Nichts weiter als oberflächlich wäre es zu sagen, die jetzige Auseinandersetzung drehe sich nur um die Frage, ob Metalldetektoren angebracht werden dürfen oder nicht, oder wer überhaupt Zugang zum Tempelberg haben sollte oder nicht. Der israelische Staat nahm die Eskalation mit den zwei getöteten Besatzungssoldaten durch drei auf der Flucht erschossene israelisch-arabische Angreifer vom 14. Juli als Anlass, diese Maßnahmen in die Wege zu leiten, damit der Tempelberg – eine sowohl für jüdische als auch für muslimische Menschen heilige Stätte – am besten früher als später in die alleinigen Hände des zionistischen Staates fällt. Die anschließenden Proteste jener Menschen, die sich gegen die Besatzung ihres Landes wehren, griff sie erbarmungslos mit dem Ziel an, dass sich der Widerstand nur nicht auf andere Sektoren ausweiten sollte. Nach Zeugenberichten drangen die israelischen Streitkräfte gar bis in die Krankenhäuser ein, um die Verletzten zu suchen.

Der israelische Staat will mit dieser Maßnahme nicht nur seine Kontrolle über den Tempelberg (auf arabisch Al-Haram-Asch-Scharif) ausweiten, sondern jeglichen Widerstand gegen die Besatzungsmacht schon im Keim ersticken. Finanziell unterstützt und militärisch hochgerüstet von den imperialistischen Mächten, die mit diesem Staat eine sehr wichtige Basis im Nahen Osten haben, will die rechtskonservative Regierung um Benjamin Netanyahu Schritt für Schritt das palästinensische Volk zersplittern und ein Leben in ihren Gebieten schier unmöglich machen. Die Unterdrückung erstreckt sich dabei auf alle Ebenen: Es ist nicht genug, die Gebiete im Westjordanland und Ostjerusalem militärisch zu kontrollieren; es ist nicht genug, in der Manier der Apartheid die dortige Bevölkerung von den kolonialistischen Siedler*innen und den überlebenswichtigen Ressourcen zu trennen — was aus der Sicht des zionistischen Staates notwendig ist, ist die Brechung jeglichen Widerstandes des entrechteten palästinensischen Volkes.

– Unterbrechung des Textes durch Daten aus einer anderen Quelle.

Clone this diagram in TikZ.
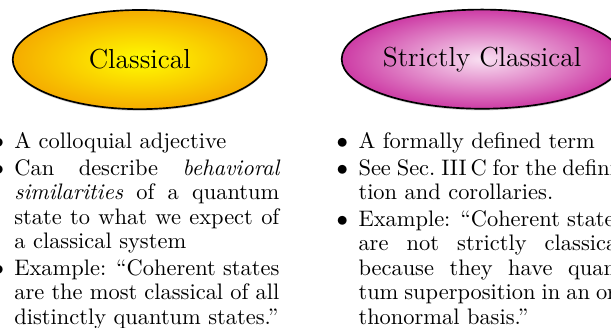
\documentclass[tikz,border=0pt]{standalone}
\usetikzlibrary{shapes.geometric,shadows}
\definecolor{yin}{RGB}{255,252,0}
\definecolor{yout}{RGB}{245,172,0}
\definecolor{pin}{RGB}{249,224,242}
\definecolor{pout}{RGB}{205,60,165}
\newenvironment{bulletlist}{\begin{list}{$\bullet$}{%
  \setlength\leftmargin{12pt}\setlength\labelwidth{7pt}\setlength\labelsep{5pt}%
  \setlength\itemsep{1pt}\setlength\topsep{0pt}\setlength\parsep{0pt}\setlength\partopsep{0pt}}}%
  {\end{list}}
\tikzset{
  ovalbox/.style={ellipse, draw=black, line width=0.8pt, minimum width=122pt, minimum height=47.6pt,
    inner sep=0pt, font=\fontsize{13.2}{15}\selectfont, drop shadow={shadow xshift=0pt,shadow yshift=-0.8pt,opacity=0.35}},
  listbox/.style={anchor=north west, inner sep=0pt, text width=139.2pt, align=justify,
    font=\fontsize{10.77}{11.76}\selectfont}
}
\begin{document}
\begin{tikzpicture}[x=1pt,y=1pt]
\clip (0,0) rectangle (293.3,-157);
\useasboundingbox (0,0) rectangle (293.3,-157);
\node[ovalbox, inner color=yin, outer color=yout] (cl) at (67.1,-28.6) {Classical};
\node[ovalbox, inner color=pin, outer color=pout] (scl) at (231.4,-28.4) {Strictly Classical};
\node[listbox] (cltext) at (-5.3,-59.3) {%
\begin{bulletlist}
\item A colloquial adjective
\item Can describe \emph{behavioral similarities} of a quantum state to what we expect of a classical system
\item Example: ``Coherent states are the most classical of all distinctly quantum states.''
\end{bulletlist}};
\node[listbox] (scltext) at (159.9,-59.3) {%
\begin{bulletlist}
\item A formally defined term
\item See Sec.~III\,C for the defini\-tion and corollaries.
\item Example: ``Coherent states are not strictly classical because they have quantum superposition in an orthonormal basis.''
\end{bulletlist}};
\end{tikzpicture}
\end{document}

Doch die Proteste gegen die Schließung des Tempelberges zeigen, dass der palästinensische Befreiungskampf nicht so einfach zu brechen ist. Seit Tagen weitete sich der Protest auf andere Städte aus, weitere Tausende demonstrierten in Gaza und anderen okkupierten Städten. „Zum Preis meiner Seele, zum Preis meines Blutes werde ich ihnen die Al-Aqsa wiedernehmen“, so eine Parole aus den kämpferischen Demonstrationen.

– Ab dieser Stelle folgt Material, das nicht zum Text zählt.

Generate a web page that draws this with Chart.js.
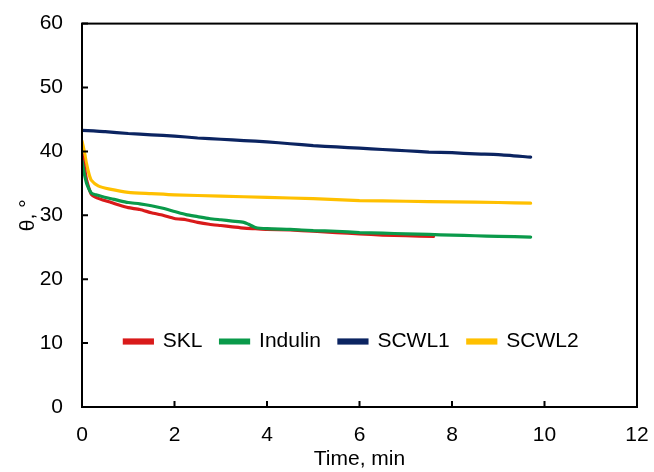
<!DOCTYPE html>
<html>
<head>
<meta charset="utf-8">
<script src="https://cdn.jsdelivr.net/npm/chart.js@4.4.1/dist/chart.umd.min.js"></script>
<style>
  body { margin: 0; background: #fff; }
  #wrap { width: 654px; height: 472px; }
</style>
</head>
<body>
<div id="wrap"><canvas id="myChart"></canvas></div>
<script>
// values (time in min, contact angle in degrees)
const sklTime = [0, 0.05, 0.1, 0.2, 0.3, 0.45, 0.63, 0.8, 1, 1.25, 1.5, 1.75, 2, 2.25, 2.5, 2.75, 3, 3.25, 3.5, 3.75, 4, 4.5, 5, 5.5, 6, 6.5, 7, 7.6];
const sklTheta = [39.5, 37.5, 35.5, 33.3, 32.8, 32.4, 32.0, 31.6, 31.2, 30.9, 30.4, 30.0, 29.5, 29.3, 28.9, 28.6, 28.4, 28.2, 28.0, 27.9, 27.8, 27.7, 27.5, 27.3, 27.1, 26.9, 26.8, 26.7];

const indTime = [0, 0.05, 0.1, 0.2, 0.3, 0.45, 0.63, 0.8, 1, 1.25, 1.5, 1.75, 2, 2.25, 2.5, 2.75, 3, 3.25, 3.5, 3.6, 3.75, 4, 4.5, 5, 5.5, 6, 6.5, 7, 7.5, 8, 8.5, 9, 9.7];
const indTheta = [38.5, 36.5, 35.0, 33.5, 33.2, 32.9, 32.6, 32.3, 32.0, 31.8, 31.5, 31.1, 30.6, 30.1, 29.8, 29.5, 29.3, 29.1, 28.9, 28.6, 28.1, 27.9, 27.8, 27.6, 27.5, 27.3, 27.2, 27.1, 27.0, 26.9, 26.8, 26.7, 26.6];

const cw1Time = [0, 0.25, 0.5, 1, 1.5, 2, 2.5, 3, 3.5, 4, 4.5, 5, 5.5, 6, 6.5, 7, 7.5, 8, 8.5, 9, 9.7];
const cw1Theta = [43.3, 43.2, 43.1, 42.8, 42.6, 42.4, 42.1, 41.9, 41.7, 41.5, 41.2, 40.9, 40.7, 40.5, 40.3, 40.1, 39.9, 39.8, 39.6, 39.5, 39.1];

const cw2Time = [0, 0.05, 0.1, 0.15, 0.2, 0.35, 0.6, 1, 1.5, 2, 3, 4, 5, 6, 7, 8, 9, 9.7];
const cw2Theta = [41.6, 40.0, 38.0, 36.5, 35.5, 34.6, 34.1, 33.6, 33.4, 33.2, 33.0, 32.8, 32.6, 32.3, 32.2, 32.1, 32.0, 31.9];

const seriesNames = ['SKL', 'Indulin', 'SCWL1', 'SCWL2'];
const xTicks = [0, 2, 4, 6, 8, 10, 12];
const yTicks = [0, 10, 20, 30, 40, 50, 60];

function pts(t, v) {
    return t.map((x, i) => ({ x: x, y: v[i] }));
}

// frame, inward tick marks, legend moved inside the plot
const frameTicks = {
    id: 'frameTicks',
    afterInit(chart) {
        const l = chart.legend;
        if (!l) return;
        const protoFit = Object.getPrototypeOf(l).fit;
        l.fit = function () {
            protoFit.call(this);
            this._keepH = this.height;
            this.height = 0;   // take no room in the layout
        };
    },
    afterLayout(chart) {
        const l = chart.legend;
        if (!l) return;
        const a = chart.chartArea;
        const h = l._keepH || 30;
        l.height = h;
        l.top = 313;
        l.bottom = l.top + h;
        l.left = a.left - 8;
        l.right = a.right - 8;
        l.width = l.right - l.left;
    },
    afterDatasetsDraw(chart) {
        const c = chart.ctx;
        const a = chart.chartArea;
        const xs = chart.scales.x;
        const ys = chart.scales.y;
        c.save();
        c.strokeStyle = '#000';
        c.lineWidth = 2;
        c.strokeRect(a.left, a.top, a.right - a.left, a.bottom - a.top);
        c.beginPath();
        xTicks.forEach(v => {
            const px = xs.getPixelForValue(v);
            c.moveTo(px, a.bottom);
            c.lineTo(px, a.bottom - 6);
        });
        yTicks.forEach(v => {
            const py = ys.getPixelForValue(v);
            c.moveTo(a.left, py);
            c.lineTo(a.left + 6, py);
        });
        c.stroke();
        c.restore();
    }
};

const ctx = document.getElementById('myChart').getContext('2d');
const myChart = new Chart(ctx, {
    type: 'line',
    data: {
        datasets: [{
            label: seriesNames[0],
            data: pts(sklTime, sklTheta),
            borderColor: '#D91A1A',
            backgroundColor: '#D91A1A',
            order: 1
        }, {
            label: seriesNames[1],
            data: pts(indTime, indTheta),
            borderColor: '#0A9A4A',
            backgroundColor: '#0A9A4A',
            order: 0
        }, {
            label: seriesNames[2],
            data: pts(cw1Time, cw1Theta),
            borderColor: '#0B2461',
            backgroundColor: '#0B2461',
            order: 2
        }, {
            label: seriesNames[3],
            data: pts(cw2Time, cw2Theta),
            borderColor: '#FFC000',
            backgroundColor: '#FFC000',
            order: 3
        }]
    },
    plugins: [frameTicks],
    options: {
        responsive: true,
        maintainAspectRatio: false,
        animation: false,
        elements: {
            point: { radius: 0 },
            line: { borderWidth: 3.2, tension: 0.2, borderCapStyle: 'round' }
        },
        layout: { padding: { top: 13, right: 17, left: 0, bottom: 0 } },
        plugins: {
            tooltip: { enabled: false },
            legend: {
                position: 'bottom',
                align: 'center',
                labels: {
                    boxWidth: 28,
                    boxHeight: 3,
                    padding: 18,
                    color: '#000',
                    font: { family: 'Liberation Sans', size: 21 },
                    sort: (a, b) => a.datasetIndex - b.datasetIndex
                }
            }
        },
        scales: {
            x: {
                type: 'linear',
                min: 0,
                max: 12,
                ticks: { stepSize: 2, color: '#000', padding: 8, maxRotation: 0, font: { family: 'Liberation Sans', size: 21 } },
                grid: { display: false },
                border: { display: false },
                title: { display: true, text: 'Time, min', color: '#000', padding: { top: 0, bottom: 0 }, font: { family: 'Liberation Sans', size: 21 } },
                afterFit(scale) {
                    scale.height = 65;
                    scale.paddingLeft = 0;
                    scale.paddingRight = 0;
                }
            },
            y: {
                min: 0,
                max: 60,
                ticks: { stepSize: 10, color: '#000', padding: 11, font: { family: 'Liberation Sans', size: 21 } },
                grid: { display: false },
                border: { display: false },
                title: { display: true, text: 'θ, °', color: '#000', padding: { top: 16, bottom: 0 }, font: { family: 'Liberation Sans', size: 21 } },
                afterFit(scale) { scale.width = 82; }
            }
        }
    }
});
</script>
</body>
</html>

Es wäre falsch, diese Reaktionen als rein religiös zu erklären. Die Auseinandersetzung sind Ergebnis der jahrzehntelangen Unterdrückung, die nicht erst 1967 mit der Besatzung des Westjordanlandes begannen, sonder schon mit der gewaltsamen Staatsgründung Israels 1948. Es ist wichtig, daran angesichts der liberalen Illusion der Zwei-Staaten-„Lösung“ zu erinnern, dass die blutige Vertreibung von rund 750.000 Palästinenser*innen die Grundlage für den zionistischen Staat darstellt.

Der Widerstand gegen diese menschenverachtende Unterwerfung ist legitim und es ist eindrucksvoll, dass seit dem 14. Juli an jedem Tag demonstriert wurde – noch dazu inmitten eines Klimas der beispiellosen Repression und Militarisierung, wie es für uns in Europa unvorstellbar ist, aber für das palästinensische Volk zum bitteren Alltag gehört. Zusätzlich wurde in Verbindung zu den Freitagsgebeten der „Tag des Zorns“ ausgerufen, Tausende beteten in der Nähe des Tempelberges.

Die immer wiederkehrenden Proteste gegen die zionistische Okkupation zeigen, dass die Wut auf die Besatzungsmacht schier unendlich ist. Es ist wichtig, dass die Demonstrationen und Kundgebung weiter anhalten, um den Druck auf den Staat aufrecht zu erhalten und weitere Teile des palästinensischen Volkes zu mobilisieren.

Der heroische Befreiungskampf muss dabei auch als Anlaufpunkt dazu dienen, dass sich die revolutionäre Linke in Deutschland nicht nur mit dem Widerstand solidarisiert, sondern vor allem Druck auf die eigene Staatsführung aufbaut, die jüngst in einen korrupten Rüstungsdeal über U-Boote mit der israelischen Regierung geraten war. Zwei Seiten einer Medaille: Während Benjamin Netanyahu in den größten Korruptionsskandal in der Geschichte Israels involviert ist, müssen wir hierzulande dafür sorgen, dass diese schamlose Korruption aufgeklärt wird und jegliche Waffenlieferungen nach Israel und überall anders seitens des deutschen Imperialismus aufhören.